After World War II, the United States became one of the world's superpowers. It pitted itself against the Soviet Union during the Cold War. The US offered to the world its model of capitalism and democracy during the Cold War as an alternative to the USSR's communist philosophy. During this period the US became the leader in global integration—namely world economic integration—by founding the Bretton Woods system. The International Monetary Fund was established at an international conference in Bretton Woods, New Hampshire in July 1944.
These institutions provided a clever way for the US to impose its neoliberal economic vision on countries when they needed to borrow loans. The loans are often conditional upon the borrowing nations implementing privatization and deregulation, countering some countries's previously established economic cultures. These institutions, and even institutions within the United Nations, are criticized for being non-democratically lead. There appears to be a structural underrepresentation of the "Global South" and of developing nations.

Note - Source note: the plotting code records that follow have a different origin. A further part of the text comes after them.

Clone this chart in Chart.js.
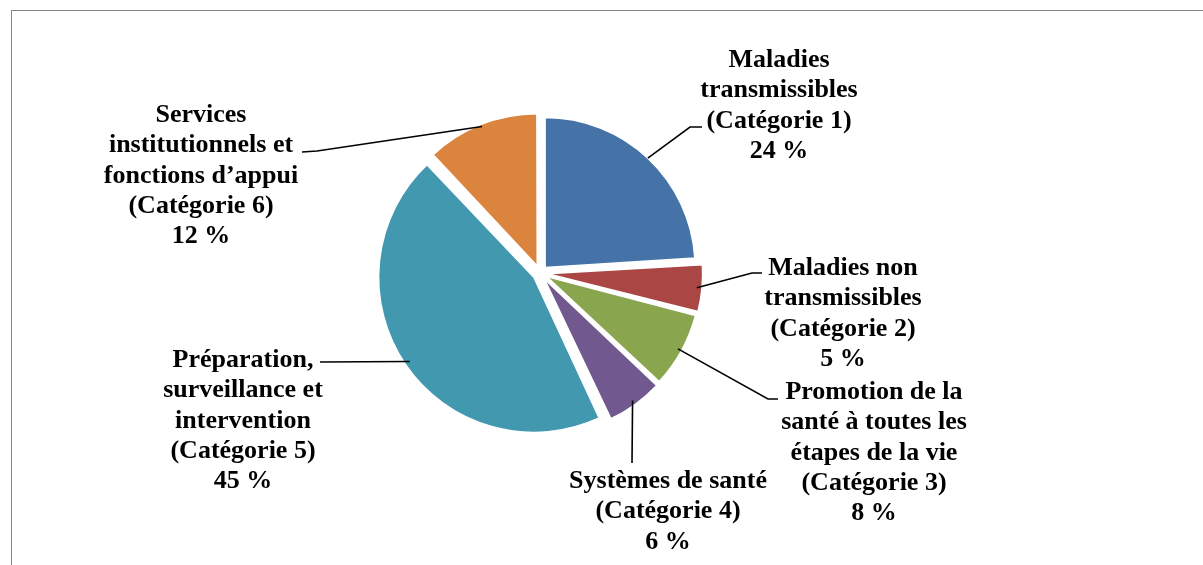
<!DOCTYPE html>
<html lang="fr">
<head>
<meta charset="UTF-8">
<title>Répartition par catégorie</title>
<script src="https://cdn.jsdelivr.net/npm/chart.js"></script>
<style>
  body{margin:0;background:#fff;overflow:hidden;}
  #frame{position:absolute;left:11px;top:10px;width:1400px;height:800px;border-top:1px solid #868686;border-left:1px solid #868686;}
  #wrap{position:absolute;left:0;top:0;width:1203px;height:565px;}
</style>
</head>
<body>
<div id="frame"></div>
<div id="wrap"><canvas id="pieChart"></canvas></div>
<script>
// valeurs (en %)
const categories = [
  "Maladies transmissibles (Catégorie 1)",
  "Maladies non transmissibles (Catégorie 2)",
  "Promotion de la santé à toutes les étapes de la vie (Catégorie 3)",
  "Systèmes de santé (Catégorie 4)",
  "Préparation, surveillance et intervention (Catégorie 5)",
  "Services institutionnels et fonctions d’appui (Catégorie 6)"
];
const shares = [24, 5, 8, 6, 45, 12];
const sliceColors = ["#4572A7", "#AA4643", "#89A54E", "#71588F", "#4198AF", "#DB843D"];

// texte des étiquettes, coupé comme dans l'original
const labelLines = [
  ["Maladies", "transmissibles", "(Catégorie 1)"],
  ["Maladies non", "transmissibles", "(Catégorie 2)"],
  ["Promotion de la", "santé à toutes les", "étapes de la vie", "(Catégorie 3)"],
  ["Systèmes de santé", "(Catégorie 4)"],
  ["Préparation,", "surveillance et", "intervention", "(Catégorie 5)"],
  ["Services", "institutionnels et", "fonctions d’appui", "(Catégorie 6)"]
];

// placement des étiquettes : centre x, 1re ligne de base, coude et bout du trait
const labelLayout = [
  {x: 779, y: 67,  bend: [690, 127], end: [702, 127]},
  {x: 843, y: 275, bend: [752, 273], end: [762, 273]},
  {x: 874, y: 399, bend: [768, 399], end: [778, 399]},
  {x: 668, y: 488, bend: [632, 463], end: [632, 463]},
  {x: 243, y: 367, bend: [320, 362], end: [320, 362]},
  {x: 201, y: 122, bend: [317, 151], end: [302, 152]}
];
const lineGap = 30.3;
const sliceOffset = 30;

const leaderLabels = {
  id: 'leaderLabels',
  afterDatasetsDraw(chart) {
    const ctx = chart.ctx;
    const meta = chart.getDatasetMeta(0);
    ctx.save();
    ctx.strokeStyle = '#000';
    ctx.lineWidth = 1.6;
    ctx.fillStyle = '#000';
    ctx.font = 'bold 26px "Liberation Serif", "Times New Roman", serif';
    ctx.textAlign = 'center';
    ctx.textBaseline = 'alphabetic';
    meta.data.forEach(function(arc, i){
      const p = arc.getProps(['x', 'y', 'startAngle', 'endAngle', 'outerRadius'], true);
      const mid = (p.startAngle + p.endAngle) / 2;
      const off = (arc.options.offset || 0) / 4;
      const r = p.outerRadius + off;
      const sx = p.x + Math.cos(mid) * r;
      const sy = p.y + Math.sin(mid) * r;
      const L = labelLayout[i];
      ctx.beginPath();
      ctx.moveTo(sx, sy);
      ctx.lineTo(L.bend[0], L.bend[1]);
      ctx.lineTo(L.end[0], L.end[1]);
      ctx.stroke();
      const lines = labelLines[i].concat([shares[i] + ' %']);
      lines.forEach(function(t, k){
        ctx.fillText(t, L.x, L.y + k * lineGap);
      });
    });
    ctx.restore();
  }
};

new Chart(document.getElementById('pieChart'), {
  type: 'pie',
  data: {
    labels: categories,
    datasets: [{
      data: shares,
      backgroundColor: sliceColors,
      borderColor: '#fff',
      borderWidth: 1.5,
      offset: sliceOffset
    }]
  },
  options: {
    responsive: true,
    maintainAspectRatio: false,
    animation: false,
    radius: 150,
    layout: {padding: {left: 0, right: 123, top: 0, bottom: 19}},
    plugins: {
      legend: {display: false},
      tooltip: {enabled: false}
    }
  },
  plugins: [leaderLabels]
});
</script>
</body>
</html>
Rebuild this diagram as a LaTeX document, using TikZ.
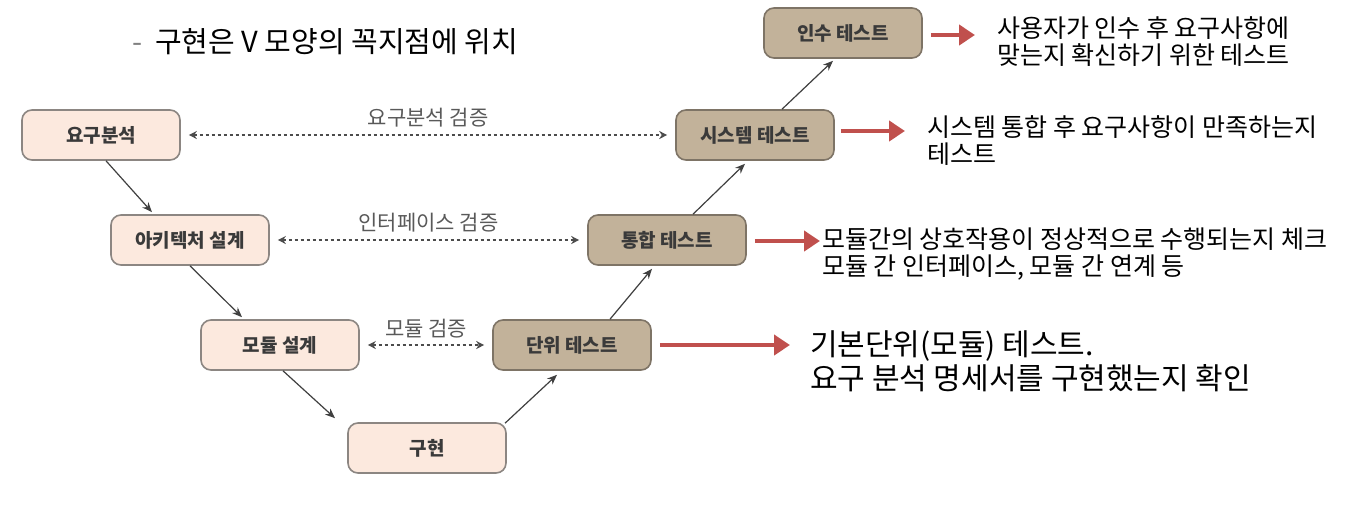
\documentclass[tikz,border=0pt]{standalone}
\usepackage{fontspec}
\setmainfont{Noto Sans CJK KR}
\usetikzlibrary{arrows.meta,calc}
\definecolor{lightfill}{HTML}{FCE9DE}
\definecolor{lightdraw}{HTML}{8C8682}
\definecolor{darkfill}{HTML}{C2B29A}
\definecolor{darkdraw}{HTML}{7E7466}
\definecolor{redarrow}{HTML}{C0504D}
\definecolor{boxtext}{HTML}{3A3A3A}
\begin{document}
\begin{tikzpicture}[x=0.5pt,y=-0.5pt,
  phase/.style={rounded corners=5pt, minimum width=79pt, minimum height=25pt, line width=0.8pt, font=\fontsize{9.5}{11}\selectfont\bfseries, text=boxtext},
  lightbox/.style={phase, fill=lightfill, draw=lightdraw},
  darkbox/.style={phase, fill=darkfill, draw=darkdraw},
  flow/.style={-{Stealth[length=5pt,width=4pt]}, draw=black!75, line width=0.6pt},
  verify/.style={{Stealth[length=4pt,width=4pt]}-{Stealth[length=4pt,width=4pt]}, draw=black!70, line width=0.7pt, dash pattern=on 1.5pt off 1.5pt},
  vlabel/.style={font=\fontsize{10.5}{12}\selectfont, text=black!65},
  redarr/.style={-{Triangle[length=8pt,width=10pt]}, draw=redarrow, line width=2.2pt},
  desc/.style={align=left, anchor=west, font=\fontsize{12.5}{13.5}\selectfont, text=black},
  descbig/.style={align=left, anchor=west, font=\fontsize{15}{17}\selectfont, text=black}
]
\useasboundingbox (0,0) rectangle (1358,504);
\fill[white] (0,0) rectangle (1358,504);

\node[anchor=west, font=\fontsize{14.5}{17}\selectfont] (title) at (125,42) {{\color{black!50}-}\ \ 구현은 V 모양의 꼭지점에 위치};

\node[lightbox] (req) at (101,135) {요구분석};
\node[lightbox] (arch) at (190,240) {아키텍처 설계};
\node[lightbox] (mod) at (280,345) {모듈 설계};
\node[lightbox] (impl) at (427,448) {구현};
\node[darkbox] (unit) at (572,345) {단위 테스트};
\node[darkbox] (integ) at (667,240) {통합 테스트};
\node[darkbox] (sys) at (755,135) {시스템 테스트};
\node[darkbox] (acc) at (843,33) {인수 테스트};

\draw[flow] ($(req.south)+(5,0)$) -- ($(arch.north)+(-38,-2)$);
\draw[flow] (arch.south) -- ($(mod.north)+(-38,-2)$);
\draw[flow] ($(mod.south)+(3,0)$) -- ($(impl.north)+(-92,-4)$);
\draw[flow] ($(impl.north)+(78,1)$) -- ($(unit.south)+(-15,4)$);
\draw[flow] ($(unit.north)+(38,0)$) -- ($(integ.south)+(-15,3)$);
\draw[flow] ($(integ.north)+(26,0)$) -- ($(sys.south)+(-10,3)$);
\draw[flow] ($(sys.north)+(27,0)$) -- ($(acc.south)+(-10,2)$);

\draw[verify] ($(req.east)+(8,0)$) -- ($(sys.west)+(-8,0)$) node[midway, above=0pt, vlabel] (l1) {요구분석 검증};
\draw[verify] ($(arch.east)+(8,0)$) -- ($(integ.west)+(-8,0)$) node[midway, above=0pt, vlabel] (l2) {인터페이스 검증};
\draw[verify] ($(mod.east)+(8,0)$) -- ($(unit.west)+(-8,0)$) node[midway, above=0pt, vlabel] (l3) {모듈 검증};

\node[desc] (dacc) at (990,42) {사용자가 인수 후 요구사항에\\맞는지 확신하기 위한 테스트};
\node[desc] (dsys) at (920,141) {시스템 통합 후 요구사항이 만족하는지\\테스트};
\node[desc] (dint) at (815,254) {모듈간의 상호작용이 정상적으로 수행되는지 체크\\모듈 간 인터페이스, 모듈 간 연계 등};
\node[descbig] (dunit) at (803,361) {기본단위(모듈) 테스트.\\요구 분석 명세서를 구현했는지 확인};

\coordinate (ea) at (975,35);
\coordinate (es) at (905,131);
\coordinate (ei) at (820,241);
\coordinate (eu) at (790,345);
\draw[redarr] ($(acc.east)+(8,2)$) -- (ea);
\draw[redarr] ($(sys.east)+(6,-4)$) -- (es);
\draw[redarr] ($(integ.east)+(8,1)$) -- (ei);
\draw[redarr] ($(unit.east)+(8,0)$) -- (eu);
\end{tikzpicture}
\end{document}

The promotion of this "Washington Consensus" bolstering free-market economic policies also led to the spread of American cultural values to other nations. This process is often referred to as "Westernization," in which white, Western (predominately originating from the US) culture spreads to other parts of the world and dominates the local cultures. This is evident from the rise of English language learning around the world, the popularity of American fast food chains such as McDonalds, and of Hollywood movies. Recently, this "Westernization" has created a global backlash. People all around the world are fighting against the erasure of their own culture.